При этом мальчики, будничные ребята, со всей своей постылой антропоморфностью, глазами и тестикулами, худыми коленками и бровями вразлет, смотрелись дико рядом с блестящими шарами диаметром метра в полтора – то ли пришельцами из далеких миров, а то – пришлецами из небылиц, и настолько мне была чужда вот эта антропология, где отсутствовал и намек на духовность, вечерний свет, на соблазнительную нежность слоистых отверстий, горячих и мягких, спрятанных и потрепанных, что я несся с воем как раненый слон, и везде, куда заворачивал – выкатывались шары.
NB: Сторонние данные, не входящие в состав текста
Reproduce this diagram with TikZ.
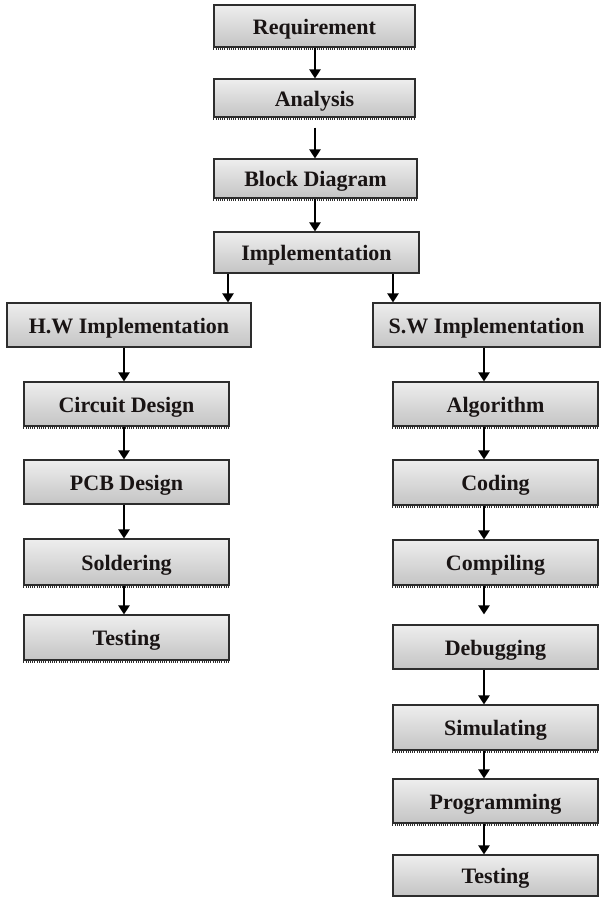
\documentclass[tikz,border=0pt]{standalone}
\usepackage{fontspec}
\setmainfont{Liberation Serif}
\usetikzlibrary{arrows.meta,calc}
\definecolor{boxtop}{RGB}{238,238,238}
\definecolor{boxbot}{RGB}{196,196,196}
\definecolor{boxline}{RGB}{45,45,45}
\definecolor{txt}{RGB}{25,20,20}
\tikzset{
  box/.style={rectangle, draw=boxline, line width=1.1pt, top color=boxtop, bottom color=boxbot,
    inner sep=0pt, text=txt, text height=16pt, text depth=0pt,
    font=\fontsize{22}{24}\selectfont\bfseries},
  arr/.style={line width=2.6pt, -{Triangle[width=11pt,length=9pt]}},
  shadowline/.style={line width=1.6pt, dash pattern=on 1pt off 1.2pt, boxline}
}
\begin{document}
\begin{tikzpicture}[x=1pt,y=-1pt]
\useasboundingbox (0,0) rectangle (604,897);
\fill[white] (0,0) rectangle (604,897);
% column coordinates
\coordinate (colM) at (315,0);
\coordinate (colHW) at (228,0);
\coordinate (colSW) at (393,0);
\coordinate (colL) at (124,0);
\coordinate (colR) at (484,0);
% top chain
\node[box, minimum width=201pt, minimum height=42pt] (req) at (314.5,26) {Requirement};
\node[box, minimum width=201pt, minimum height=38pt] (ana) at (314.5,98) {Analysis};
\node[box, minimum width=203pt, minimum height=39pt] (blk) at (315.5,178.5) {Block Diagram};
\node[box, minimum width=205pt, minimum height=41pt] (imp) at (316.5,252.5) {Implementation};
% branches
\node[box, minimum width=244pt, minimum height=44pt] (hw) at (129,325) {H.W Implementation};
\node[box, minimum width=227pt, minimum height=44pt] (sw) at (486.5,325) {S.W Implementation};
% left column
\node[box, minimum width=205pt, minimum height=44pt] (cir) at (126.5,404) {Circuit Design};
\node[box, minimum width=205pt, minimum height=44pt] (pcb) at (126.5,482) {PCB Design};
\node[box, minimum width=205pt, minimum height=46pt] (sol) at (126.5,562) {Soldering};
\node[box, minimum width=205pt, minimum height=45pt] (tsa) at (126.5,637.5) {Testing};
% right column
\node[box, minimum width=205pt, minimum height=44pt] (alg) at (495.5,404) {Algorithm};
\node[box, minimum width=205pt, minimum height=45pt] (cod) at (495.5,482.5) {Coding};
\node[box, minimum width=205pt, minimum height=45pt] (cmp) at (495.5,562.5) {Compiling};
\node[box, minimum width=205pt, minimum height=44pt] (deb) at (495.5,647) {Debugging};
\node[box, minimum width=205pt, minimum height=45pt] (sim) at (495.5,727.5) {Simulating};
\node[box, minimum width=205pt, minimum height=44pt] (prg) at (495.5,801) {Programming};
\node[box, minimum width=205pt, minimum height=41pt] (tsb) at (495.5,875.5) {Testing};
% dotted bottom shadows
\foreach \n in {req,ana,blk,cir,sol,tsa,alg,cod,cmp,sim,prg}{
  \draw[shadowline] ([yshift=-1.6pt]\n.south west) -- ([yshift=-1.6pt]\n.south east);
}
% connectors
\draw[arr] (req.south -| colM) -- (ana.north -| colM);
\draw[arr, shorten <=10pt] (ana.south -| colM) -- (blk.north -| colM);
\draw[arr] (blk.south -| colM) -- (imp.north -| colM);
\draw[arr] (imp.south -| colHW) -- (hw.north -| colHW);
\draw[arr] (imp.south -| colSW) -- (sw.north -| colSW);
\draw[arr] (hw.south -| colL) -- (cir.north -| colL);
\draw[arr] (cir.south -| colL) -- (pcb.north -| colL);
\draw[arr] (pcb.south -| colL) -- (sol.north -| colL);
\draw[arr] (sol.south -| colL) -- (tsa.north -| colL);
\draw[arr] (sw.south -| colR) -- (alg.north -| colR);
\draw[arr] (alg.south -| colR) -- (cod.north -| colR);
\draw[arr] (cod.south -| colR) -- (cmp.north -| colR);
\draw[arr, shorten >=10pt] (cmp.south -| colR) -- (deb.north -| colR);
\draw[arr] (deb.south -| colR) -- (sim.north -| colR);
\draw[arr] (sim.south -| colR) -- (prg.north -| colR);
\draw[arr] (prg.south -| colR) -- (tsb.north -| colR);
\end{tikzpicture}
\end{document}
Я не знал, вырастают ли они до зрелых женщин, и что потом с ними происходит, и какими процессами, органами руководствуется круглая физиология, и какими инструментами оперируют врачи, и что с шаровидными бывает зимой, в лютые холода, и как хоронят их – в круглых гробах, или так опускают, гранулами диковинных семян, я ничего не ведал о мире, где мне предстояло провести еще по крайней мере сорок лет, в неудобном соседстве с круглыми, неинтересными существами, и каждый час, пока не замрет сердце, мечтать о неправильных, с маленькими ягодицами, разверстыми бедрами…
И куда деться теперь: угодить в колодец, прыгнуть с крыши, принять деятельное участие в автокатастрофе, лишь бы лишиться этого мира, который со всех углов напирал и раздавливал или выдавливал как инородное тело. В нем не было места для моего – подчеркиваю: моего – телесного удовольствия, следовательно и меня предстояло изъять, потому что я не евнух, не идиот, зацикленный на изнурительном труде, не робот, не клон – о, как я это чувствовал, петляя по задворкам, проваливаясь в незнакомые, то менее, то более солнечные пространства: Мыр что-нибудь нашептал – этот подозрительный хмырь способен на разное разгильдяйство, и правда где-то маячит, и мои причиндалы отыщутся, и всё отменится, наветы и беззакония безжалостных теней в высокой башне.
Хныча, вертелся по аллеям Авиньона, не ведая, куда себя деть, как вышвырнуть отсюда все шары до единого и вернуть лучезарные дырочки. Воображал огромную яму, доверху наполненную розовыми шарами, и вот ее экскаватор зарывает и утрамбовывает, и мои, только мои, девочки, мерцая из баснословного небытия, воплощаются в сумерках.
Пахло бензином, резиной, ржаной булкой. Воронье покатывалось со смеху. Я прыгнул через лужу, метнулся по шоссе, продрался по колючим кустам и, держа в уме ужасы, которые обволакивали меня, шары, шары, вдруг не выдержал, и вот в какой-то подворотне вижу двух гоповатых смуглых девочек возле подъезда. Падаю на колени, хватаю за одежду, плачу: исправьте всё, измените. Качание головой.
И когда поднялся на дрожащих ногах, понял: что-то не так. Вернее, совершенно так, как должно быть, чудесно. Еще раз посмотрел им вслед и убедился – это девочки, а не чудовища.
Здесь я никогда не был, мир будто стал суше, осунулся, потускнел, пропала яркость красок и надрыв звуков. Припав лбом к холодному стеклу киоска, прочитал на газете сегодняшнюю дату: 29.09.2021 и опять ничего не сообразил и побрел по оживленным бульварам, только теперь не было и намека на шары, только теперь – с клоками сахарной ваты – в розовых платьях за руку с усталыми женщинами вышагивали стройные маленькие девочки, и за ними плелись братья, бузотеры и буяны, с плакатов зазывали Билайн и Билан, из ларьков неслось: «байландо», тянуло баландой из школьных столовых, блондин в телогрейке правил надолбы, и это отчего-то было так страшно, что я задохнулся и механически положил руку на пах, что-то нащупывая, не знаю что, и стоял так, с мучительно изменившимся лицом, посреди тротуара, и нащупывал, нащупывал, и все-таки нащупал, но страх не пропал, лишь усилился, и тут – впервые за шесть лет с тех пор, как мы стали жить отдельно, – я увидел свою дочь, двадцатилетнюю девушку в кожаной куртке. Она шла с подружкой и, заметив меня, свернула на другую сторону. Под ложечкой противно сосало, но я последовал за ними. Они побежали. С тяжелой одышкой я прислонился к стене и набрал ее номер.
– Видеться, говорить с тобой, – прошептал я в прерывистые гудки.
– Нет, нет, – ответил ее голос внутри меня, внутри трубки, в середине мира.